Hong Kong Polytechnic University and Sun Yat-Sen University’s experts in China are teaching a computer to train itself to predict human figure pose in a video. This is called self-supervision where the machines need minimal human guidance and teach themselves on their own.

The machine learning methods used to do these tasks require lots of labeled data. And, larger “deep” neural networks would always need more and more data. Hence, researchers at Sun Yat-Sen have illustrated that a neural network can improve its learning by continuously matching the guesses of many networks with each other, eventually reducing the requirement of “ground truth” provided by the annotated data set.

According to the authors, the previous methods of deducing human pose have been successful but at the cost of a “time-consuming network architecture (e.g., ResNet-50) and limited scalability for all scenarios due to the insufficient 3D pose data.”

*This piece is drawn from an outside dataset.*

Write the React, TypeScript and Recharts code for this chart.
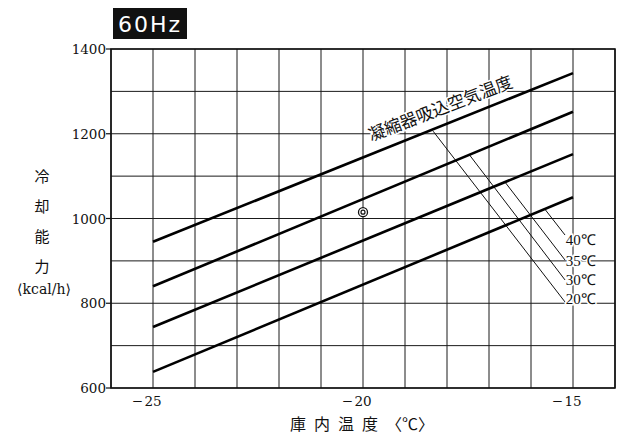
import React from "react"
import {
  ComposedChart,
  Line,
  XAxis,
  YAxis,
  CartesianGrid,
  ReferenceArea,
  ReferenceLine,
  ReferenceDot,
} from "recharts"

// 庫内温度 (°C) – grid every 1 degree, labels every 5
const xGrid = [-26, -25, -24, -23, -22, -21, -20, -19, -18, -17, -16, -15, -14]
const xLabels = [-25, -20, -15]
const yGrid = [600, 700, 800, 900, 1000, 1100, 1200, 1300, 1400]
const yLabels = [600, 800, 1000, 1200, 1400]

// 冷却能力 (kcal/h) for each condenser intake air temperature
const roomTemp = [-25, -15]
const cap40 = [945, 1343]
const cap35 = [840, 1252]
const cap30 = [744, 1152]
const cap20 = [638, 1050]

// leader lines from the curve title to the temperature labels
const condLabels = ["40℃", "35℃", "30℃", "20℃"]
const leaderStartX = [-15.67, -16.62, -17.48, -18.33]
const leaderStartY = [1022, 1086, 1152, 1206]
const leaderEndX = -15.19
const leaderEndY = [961, 902, 855, 803]
const labelY = [949, 900, 855, 810]

const ratedPoint = { t: -20, q: 1015 }

const series = [cap40, cap35, cap30, cap20].map((caps) =>
  roomTemp.map((t, i) => ({ t, q: caps[i] }))
)

const serif = "'DejaVu Serif', 'Liberation Serif', serif"
const cjk = "'Noto Sans CJK JP', sans-serif"

function XTick({ x, y, payload }: any) {
  if (!xLabels.includes(payload.value)) return null
  const digits = String(Math.abs(payload.value))
  return (
    <g>
      <text x={x - 10} y={y + 13} textAnchor="end" dominantBaseline="central" fontFamily={serif} fontSize={13.5} fill="#111">
        −
      </text>
      <text x={x} y={y + 13} textAnchor="middle" dominantBaseline="central" fontFamily={serif} fontSize={13.5} fill="#111">
        {digits}
      </text>
    </g>
  )
}

function YTick({ x, y, payload }: any) {
  if (!yLabels.includes(payload.value)) return null
  return (
    <g>
      <line x1={x - 5} x2={x} y1={y} y2={y} stroke="#111" strokeWidth={1.2} />
      <text x={x - 5} y={y} textAnchor="end" dominantBaseline="central" fontFamily={serif} fontSize={13.5} fill="#111">
        {payload.value}
      </text>
    </g>
  )
}

export default function App() {
  return (
    <div style={{ position: "absolute", left: 0, top: 0, width: 621, height: 436, background: "#fff" }}>
      <ComposedChart width={621} height={436} margin={{ top: 49, right: 6, bottom: 0, left: 0 }}>
        <CartesianGrid stroke="#1a1a1a" strokeWidth={1} />
        <XAxis
          type="number"
          dataKey="t"
          domain={[-26, -14]}
          ticks={xGrid}
          interval={0}
          axisLine={false}
          tickLine={false}
          tickSize={0}
          tickMargin={0}
          height={48}
          allowDataOverflow
          tick={<XTick />}
        />
        <YAxis
          type="number"
          domain={[600, 1400]}
          ticks={yGrid}
          interval={0}
          axisLine={false}
          tickLine={false}
          tickSize={0}
          tickMargin={0}
          width={111}
          allowDataOverflow
          tick={<YTick />}
        />
        <ReferenceArea x1={-26} x2={-14} y1={600} y2={1400} fill="none" stroke="#111" strokeWidth={1.6} fillOpacity={0} />
        {leaderStartX.map((sx, i) => (
          <ReferenceLine
            key={"ld" + i}
            segment={[
              { x: sx, y: leaderStartY[i] },
              { x: leaderEndX, y: leaderEndY[i] },
            ]}
            stroke="#111"
            strokeWidth={1}
          />
        ))}
        {series.map((d, i) => (
          <Line
            key={condLabels[i]}
            data={d}
            dataKey="q"
            type="linear"
            stroke="#000"
            strokeWidth={2.6}
            dot={false}
            activeDot={false}
            isAnimationActive={false}
          />
        ))}
        {condLabels.map((lab, i) => (
          <ReferenceDot
            key={"lab" + i}
            x={-15.17}
            y={labelY[i]}
            r={0}
            shape={(p: any) => (
              <text
                x={p.cx}
                y={p.cy}
                dominantBaseline="central"
                fontFamily="'Liberation Serif', serif"
                fontSize={15}
                fill="#111"
                stroke="#fff"
                strokeWidth={3}
                paintOrder="stroke"
              >
                {lab}
              </text>
            )}
          />
        ))}
        <ReferenceDot
          x={-18.17}
          y={1263}
          r={0}
          shape={(p: any) => (
            <text
              x={p.cx}
              y={p.cy}
              textAnchor="middle"
              dominantBaseline="central"
              transform={`rotate(-21 ${p.cx} ${p.cy})`}
              fontFamily={cjk}
              fontSize={17}
              fill="#111"
              stroke="#fff"
              strokeWidth={3}
              paintOrder="stroke"
            >
              凝縮器吸込空気温度
            </text>
          )}
        />
        <ReferenceDot
          x={ratedPoint.t}
          y={ratedPoint.q}
          r={4.5}
          shape={(p: any) => (
            <g>
              <circle cx={p.cx} cy={p.cy} r={4.5} fill="#fff" stroke="#111" strokeWidth={1.3} />
              <circle cx={p.cx} cy={p.cy} r={2} fill="none" stroke="#111" strokeWidth={1.2} />
            </g>
          )}
        />
        {/* badge and axis titles */}
        <g>
          <rect x={113} y={8} width={74} height={31} fill="#111" />
          <text x={150} y={24} textAnchor="middle" dominantBaseline="central" fontFamily="'DejaVu Sans', sans-serif" fontSize={22} letterSpacing={2} fill="#fff">
            60Hz
          </text>
          {["冷", "却", "能", "力"].map((c, i) => (
            <text key={c} x={42} y={175 + i * 30} textAnchor="middle" dominantBaseline="central" fontFamily={cjk} fontSize={15} fill="#111">
              {c}
            </text>
          ))}
          <text x={44} y={289} textAnchor="middle" dominantBaseline="central" fontFamily={serif} fontSize={14} fill="#111">
            ⟨kcal/h⟩
          </text>
          <text x={362} y={423} textAnchor="middle" dominantBaseline="central" fontFamily={cjk} fontSize={16} fill="#111">
            <tspan letterSpacing={8}>庫内温度</tspan>
            <tspan>〈℃〉</tspan>
          </text>
        </g>
      </ComposedChart>
    </div>
  )
}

The scientists show that this self-supervision method has outperformed other artificial intelligence (AI) techniques in forecasting the human pose in many benchmark videos. According to them, they have even outperformed their own results that came out in 2017.    

ArXiv pre-print server has posted the paper titled “3D Human Pose Machines with Self-supervised Learning” and Keze Wang, Chenhan Jiang, Liang Lin, Pengxu Wei, and Chen Qian are the authors of the paper.  

In their paper of 2017, they utilized labeled MPII data set to get 2-D human body parts from still pictures. Then, the authors transformed those 2-D body parts into 3-D image representations. In their latest paper, they have again used the MPII data set to do the same “pre-training”, to get 2-D human figure poses from the pictures. Further, they have also used the same “Human3.6M” dataset that they used in 2017 to get the ground truth data for 3-D.    

The main difference this time was in the final part of the neural network, where they did not use the 2-D and 3-D annotations. They instead matched their 3-D model’s prediction about their 2-D models with the 2-D versions that were created in the first step.

 “After initialization, we substitute the predicted 2D poses and 3D poses for the 2D and 3D ground-truth to optimize” the model “in a self-supervised fashion.” 

They “project the 3D coordinate(s)” of the 3D human figure pose “into the image plane to obtain the projected 2D pose” and then they “minimize the dissimilarity” between this latest 2D human pose and the original one that they had made “as an optimization objective.”

So, the neural network keeps on questioning if its 3-D version is forecasting accurately. And, in the end, a long short-term memory network gets the continuity of the body from many sequences of video frames to develop the 3-D model.

With this last step, the authors succeeded in reducing the requirement for 3D data and in its place used only the 2D images. “The imposed correction mechanism enables us to leverage the external large-scale 2D human pose data to boost 3D human pose estimation,” they wrote.